REQUIRED WORK: Take every line from the first down to the line with "Chart.register(...registerables);" and set it down exactly, without the pictures.

COLLECTED MATERIAL:
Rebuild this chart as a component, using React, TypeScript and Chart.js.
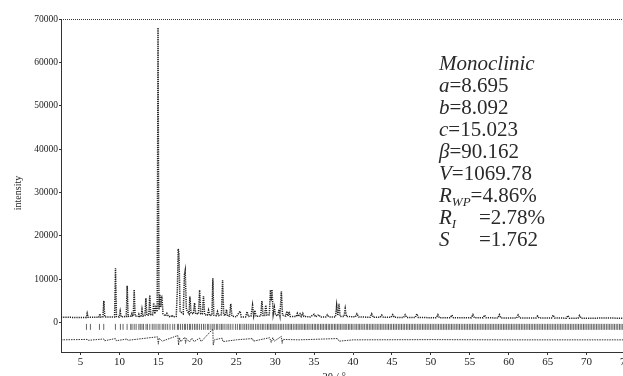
import React, { useEffect, useRef } from "react";
import { Chart, registerables } from "chart.js";

Chart.register(...registerables);

// Observed pattern (2θ, intensity)
const X_OBS = [
  2.5, 3.5, 4.5, 5.5, 5.75, 5.86, 5.98, 7.35, 7.5, 7.62, 7.88, 8.0, 8.12, 9.38, 9.5, 9.62,
  9.98, 10.1, 10.22, 10.88, 11.0, 11.12, 11.5, 11.6, 11.7, 11.78, 11.9, 12.02, 12.4, 12.5, 12.6,
  12.78, 12.9, 13.02, 13.28, 13.4, 13.52, 13.78, 13.9, 14.02, 14.28, 14.4, 14.55, 14.7, 14.85,
  14.96, 15.08, 15.2, 15.3, 15.45, 15.6, 15.9, 16.1, 16.3, 16.6, 16.75, 16.9, 17.3, 17.45, 17.55,
  17.65, 17.8, 18.2, 18.35, 18.45, 18.6, 18.95, 19.05, 19.2, 19.5, 19.65, 19.8, 20.15, 20.3, 20.45,
  20.65, 20.8, 20.95, 21.3, 21.45, 21.6, 21.88, 22.0, 22.12, 22.45, 22.6, 22.75, 23.1, 23.25, 23.4,
  23.6, 23.75, 23.9, 24.15, 24.3, 24.45, 25.0, 25.5, 25.65, 26.2, 26.4, 26.55, 26.9, 27.1, 27.25,
  27.4, 27.55, 28.15, 28.3, 28.45, 28.65, 28.8, 28.95, 29.25, 29.4, 29.5, 29.6, 29.75, 29.9, 30.05,
  30.35, 30.5, 30.62, 30.8, 30.95, 31.35, 31.5, 31.65, 31.8, 31.95, 32.7, 32.85, 33.0, 33.2, 33.35,
  33.55, 33.7, 34.5, 35.0, 35.2, 35.6, 35.8, 36.5, 36.7, 36.9, 37.75, 37.9, 38.05, 38.2, 38.35,
  38.85, 39.0, 39.15, 40.3, 40.5, 40.7, 42.2, 42.4, 42.6, 43.5, 43.7, 43.9, 44.9, 45.1, 45.3,
  46.5, 46.7, 46.9, 48.0, 48.2, 48.4, 50.7, 50.9, 51.1, 52.5, 52.7, 52.9, 55.2, 55.4, 55.6,
  56.7, 56.9, 57.1, 58.6, 58.8, 59.0, 61.0, 61.2, 61.4, 63.5, 63.7, 63.9, 65.5, 65.7, 65.9,
  67.4, 67.6, 67.8, 68.9, 69.1, 69.3, 71.0, 72.5, 74.0, 76.0, 77.5,
];
const Y_OBS = [
  1200, 1200, 1150, 1150, 1150, 2100, 1200, 1200, 2000, 1250, 1300, 5000, 1300, 1300, 12500, 1400,
  1300, 2600, 1300, 1400, 8500, 1400, 1500, 2000, 1500, 1500, 7600, 1500, 1400, 1900, 1400,
  1400, 3000, 1500, 1600, 5600, 1700, 1700, 6300, 1800, 1800, 4500, 2000, 4000, 2500,
  68000, 3000, 6500, 3500, 6200, 2000, 1500, 2100, 1400, 1300, 1700, 1300, 1400, 8000, 17000,
  16000, 2500, 2000, 11000, 12000, 3000, 2000, 6000, 2200, 2000, 4500, 2000, 2000, 7500, 2000,
  2000, 6100, 1800, 1700, 2800, 1600, 1700, 10200, 1700, 1600, 2500, 1600, 1800, 9800, 1800,
  1600, 3000, 1500, 1500, 4300, 1500, 1300, 2600, 1300, 1300, 2500, 1400, 1500, 4000, 1500,
  2800, 1400, 1500, 5000, 1600, 1600, 4000, 1700, 1800, 7500, 5000, 7600, 1900, 3500, 1700,
  1600, 3000, 1700, 7200, 1700, 1500, 2600, 1500, 2500, 1400, 1400, 2100, 1400, 2000, 1400,
  2100, 1400, 1300, 1900, 1300, 1800, 1300, 1300, 1800, 1300, 1300, 4000, 1600, 4300, 1400,
  1400, 3200, 1400, 1300, 2000, 1300, 1200, 2000, 1200, 1200, 1700, 1200, 1200, 1800, 1200,
  1150, 1800, 1150, 1150, 2000, 1150, 1100, 1800, 1100, 1100, 1700, 1100, 1100, 1800, 1100,
  1100, 1700, 1100, 1050, 1800, 1050, 1050, 1700, 1050, 1050, 1500, 1050, 1050, 1700, 1050,
  1000, 1600, 1000, 1000, 1600, 1000, 1000, 1050, 1000, 1000, 1000,
];

// Difference curve
const X_DIFF = [
  2.5, 5.9, 6.0, 8.0, 8.1, 9.5, 9.6, 11.0, 11.1, 14.9, 15.0, 15.1, 15.5, 17.5, 17.6, 17.7, 17.9,
  18.4, 18.5, 18.6, 19.0, 19.3, 19.6, 20.3, 20.5, 22.0, 22.05, 22.2, 23.2, 23.3, 25.0, 27.1, 27.2,
  29.3, 29.5, 29.7, 29.9, 30.8, 30.9, 31.0, 33.0, 38.0, 38.2, 40.0, 50.0, 60.0, 70.0, 77.5,
];
const Y_DIFF = [
  -4000, -3900, -4100, -3800, -4200, -3700, -4200, -3800, -4100, -3300, -5000, -3600, -4300,
  -3000, -5200, -3500, -4400, -3400, -4800, -3700, -4500, -3600, -4400, -3600, -4400, -1500,
  -5200, -4000, -3600, -4400, -4000, -3700, -4300, -3500, -4600, -3500, -4300, -3200, -4800,
  -3900, -4000, -3700, -4300, -4000, -3950, -4000, -4000, -4000,
];

// Bragg reflection positions
const BRAGG = [
  5.77, 6.28, 7.44, 7.99, 9.49, 10.13, 10.47, 10.99, 11.45, 11.62, 11.9, 12.15, 12.5, 12.68, 12.9,
  13.1, 13.42, 13.6, 13.9, 14.22, 14.45, 14.7, 14.97, 15.2, 15.5, 15.7, 15.95, 16.2, 16.5, 16.85,
  17.1, 17.45, 17.6, 17.85, 18.1, 18.35, 18.5, 18.75, 19.0, 19.15, 19.4, 19.65, 19.85,
  20.05, 20.3, 20.55, 20.8, 21.02, 21.3, 21.48, 21.75, 22.0, 22.18, 22.45, 22.63, 22.9, 23.12, 23.3,
  23.55, 23.82, 24.05, 24.3, 24.58, 24.9, 25.15, 25.42, 25.6, 25.87, 26.1, 26.32, 26.55, 26.8,
  27.02, 27.2, 27.47, 27.7, 27.9, 28.15, 28.36, 28.55, 28.8, 29.02, 29.2, 29.42, 29.6, 29.82, 30.0,
  30.22, 30.45, 30.66, 30.85, 31.06, 31.3, 31.52, 31.7, 31.92, 32.1, 32.33, 32.55, 32.76, 32.95,
  33.17, 33.35, 33.56, 33.77, 33.95, 34.18, 34.36, 34.6, 34.8, 35.02, 35.2, 35.42, 35.6, 35.83,
  36.02, 36.2, 36.43, 36.6, 36.82, 37.0, 37.22, 37.4, 37.63, 37.8, 38.02, 38.2, 38.41, 38.6, 38.83,
  39.0, 39.2, 39.43, 39.6, 39.82, 40.0, 40.25, 40.43, 40.66, 40.85, 41.05, 41.27, 41.46, 41.7,
  41.88, 42.1, 42.3, 42.52, 42.7, 42.93, 43.12, 43.33, 43.55, 43.73, 43.95, 44.15, 44.37, 44.56,
  44.78, 44.97, 45.2, 45.4, 45.6, 45.82, 46.02, 46.23, 46.44, 46.63, 46.86, 47.05, 47.26, 47.47,
  47.66, 47.88, 48.07, 48.3, 48.5, 48.7, 48.92, 49.12, 49.33, 49.53, 49.74, 49.95, 50.16, 50.37,
  50.56, 50.78, 50.98, 51.2, 51.4, 51.61, 51.82, 52.02, 52.24, 52.44, 52.65, 52.85, 53.07, 53.27,
  53.48, 53.68, 53.9, 54.1, 54.31, 54.52, 54.72, 54.94, 55.14, 55.35, 55.56, 55.76, 55.98, 56.18,
  56.4, 56.6, 56.81, 57.02, 57.22, 57.44, 57.64, 57.85, 58.06, 58.27, 58.48, 58.68, 58.9, 59.1,
  59.32, 59.52, 59.73, 59.94, 60.15, 60.36, 60.56, 60.78, 60.98, 61.2, 61.4, 61.62, 61.82, 62.04,
  62.24, 62.46, 62.66, 62.88, 63.08, 63.3, 63.5, 63.72, 63.92, 64.14, 64.34, 64.56, 64.76, 64.98,
  65.18, 65.4, 65.6, 65.82, 66.02, 66.24, 66.45, 66.66, 66.86, 67.08, 67.28, 67.5, 67.7, 67.92,
  68.12, 68.34, 68.55, 68.76, 68.96, 69.18, 69.38, 69.6, 69.8, 70.02, 70.22, 70.44, 70.65, 70.86,
  71.06, 71.28, 71.48, 71.7, 71.9, 72.12, 72.32, 72.54, 72.75, 72.96, 73.16, 73.38, 73.58, 73.8,
  74.0, 74.22, 74.42, 74.64, 74.85, 75.06, 75.26, 75.48, 75.68, 75.9, 76.1, 76.32, 76.52, 76.74,
  76.95, 77.16, 77.36,
];
const BRAGG_LEVEL = -1000;

const X_TICKS = [5, 10, 15, 20, 25, 30, 35, 40, 45, 50, 55, 60, 65, 70, 75];
const Y_TICKS = [0, 10000, 20000, 30000, 40000, 50000, 60000, 70000];

const X_TITLE = "2θ / °";
const Y_TITLE = "intensity";

// Annotation lines: [italic part, subscript, rest]
const INFO_LINES: [string, string, string][] = [
  ["Monoclinic", "", ""],
  ["a", "", "=8.695"],
  ["b", "", "=8.092"],
  ["c", "", "=15.023"],
  ["β", "", "=90.162"],
  ["V", "", "=1069.78"],
  ["R", "WP", "=4.86%"],
  ["R", "I", "=2.78%"],
  ["S", "", "=1.762"],
];

const SERIF = "'Liberation Serif', 'DejaVu Serif', serif";

const overlayPlugin = {
  id: "overlay",
  afterDraw(chart: any) {
    const { ctx, chartArea } = chart;
    ctx.save();
    // top dotted border
    ctx.strokeStyle = "#333";
    ctx.lineWidth = 1;
    ctx.setLineDash([1, 1]);
    ctx.beginPath();
    ctx.moveTo(chartArea.left, Math.round(chartArea.top) + 0.5);
    ctx.lineTo(chartArea.right, Math.round(chartArea.top) + 0.5);
    ctx.stroke();
    ctx.setLineDash([]);

    // axis titles
    ctx.fillStyle = "#222";
    ctx.font = `11px ${SERIF}`;
    ctx.textAlign = "center";
    ctx.textBaseline = "middle";
    ctx.fillText(X_TITLE, 334, 377);
    ctx.save();
    ctx.translate(18, 193);
    ctx.rotate(-Math.PI / 2);
    ctx.font = `10px ${SERIF}`;
    ctx.fillText(Y_TITLE, 0, 0);
    ctx.restore();

    // info block
    ctx.fillStyle = "#2a2a2a";
    ctx.textAlign = "left";
    ctx.textBaseline = "alphabetic";
    const x0 = 439;
    let y = 70;
    const step = 22;
    INFO_LINES.forEach(([it, sub, rest], i) => {
      ctx.font = `italic 21px ${SERIF}`;
      ctx.fillText(it, x0, y);
      let x = x0 + ctx.measureText(it).width;
      if (sub) {
        ctx.font = `italic 13px ${SERIF}`;
        ctx.fillText(sub, x, y + 4);
        x += ctx.measureText(sub).width;
      }
      if (rest) {
        ctx.font = `21px ${SERIF}`;
        if (i === 7 || i === 8) x = 479;
        ctx.fillText(rest, x, y);
      }
      y += step;
    });
    ctx.restore();
  },
};

export default function App() {
  const ref = useRef<HTMLCanvasElement>(null);
  useEffect(() => {
    if (!ref.current) return;
    const obs = X_OBS.map((x, i) => ({ x, y: Y_OBS[i] }));
    const diff = X_DIFF.map((x, i) => ({ x, y: Y_DIFF[i] }));
    const bragg = BRAGG.map((x) => ({ x, y: BRAGG_LEVEL }));
    const chart = new Chart(ref.current, {
      type: "scatter",
      data: {
        datasets: [
          {
            label: "Observed",
            data: obs,
            showLine: true,
            borderColor: "#222",
            borderWidth: 1.5,
            borderDash: [1.2, 1],
            pointRadius: 0,
            tension: 0,
          },
          {
            label: "Difference",
            data: diff,
            showLine: true,
            borderColor: "#333",
            borderWidth: 1,
            borderDash: [1.5, 1],
            pointRadius: 0,
            tension: 0,
          },
          {
            label: "Bragg",
            data: bragg,
            showLine: false,
            pointStyle: "line",
            rotation: 90,
            pointRadius: 3,
            borderColor: "#666",
            borderWidth: 1,
          },
        ],
      },
      plugins: [overlayPlugin],
      options: {
        responsive: false,
        animation: false,
        devicePixelRatio: 1,
        layout: { padding: { top: 19, right: 4, left: 0, bottom: 0 } },
        plugins: { legend: { display: false }, tooltip: { enabled: false } },
        scales: {
          x: {
            type: "linear",
            min: 2.5,
            max: 77.5,
            afterFit: (axis: any) => {
              axis.height = 38;
            },
            afterBuildTicks: (axis: any) => {
              axis.ticks = X_TICKS.map((v) => ({ value: v }));
            },
            grid: { drawOnChartArea: false, tickLength: 3, color: "#333" },
            border: { color: "#333", dash: [3, 1] },
            ticks: {
              color: "#222",
              font: { family: SERIF, size: 11 },
              padding: 1,
              maxRotation: 0,
              callback: (v: any) => String(v),
            },
          },
          y: {
            type: "linear",
            min: -6800,
            max: 70000,
            afterFit: (axis: any) => {
              axis.width = 61;
            },
            afterBuildTicks: (axis: any) => {
              axis.ticks = Y_TICKS.map((v) => ({ value: v }));
            },
            grid: { drawOnChartArea: false, tickLength: 2, color: "#333" },
            border: { color: "#333", dash: [1, 1] },
            ticks: {
              color: "#222",
              font: { family: SERIF, size: 9.5 },
              padding: 1,
              callback: (v: any) => String(v),
            },
          },
        },
      },
    } as any);
    return () => chart.destroy();
  }, []);

  return (
    <div
      style={{
        position: "fixed",
        left: 0,
        top: 0,
        width: 623,
        height: 376,
        overflow: "hidden",
        background: "#fff",
      }}
    >
      <canvas ref={ref} width={650} height={390} style={{ display: "block" }} />
    </div>
  );
}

RESPONSE TO THE TASK:
Rebuild this chart as a component, using React, TypeScript and Chart.js.
import React, { useEffect, useRef } from "react";
import { Chart, registerables } from "chart.js";

Chart.register(...registerables);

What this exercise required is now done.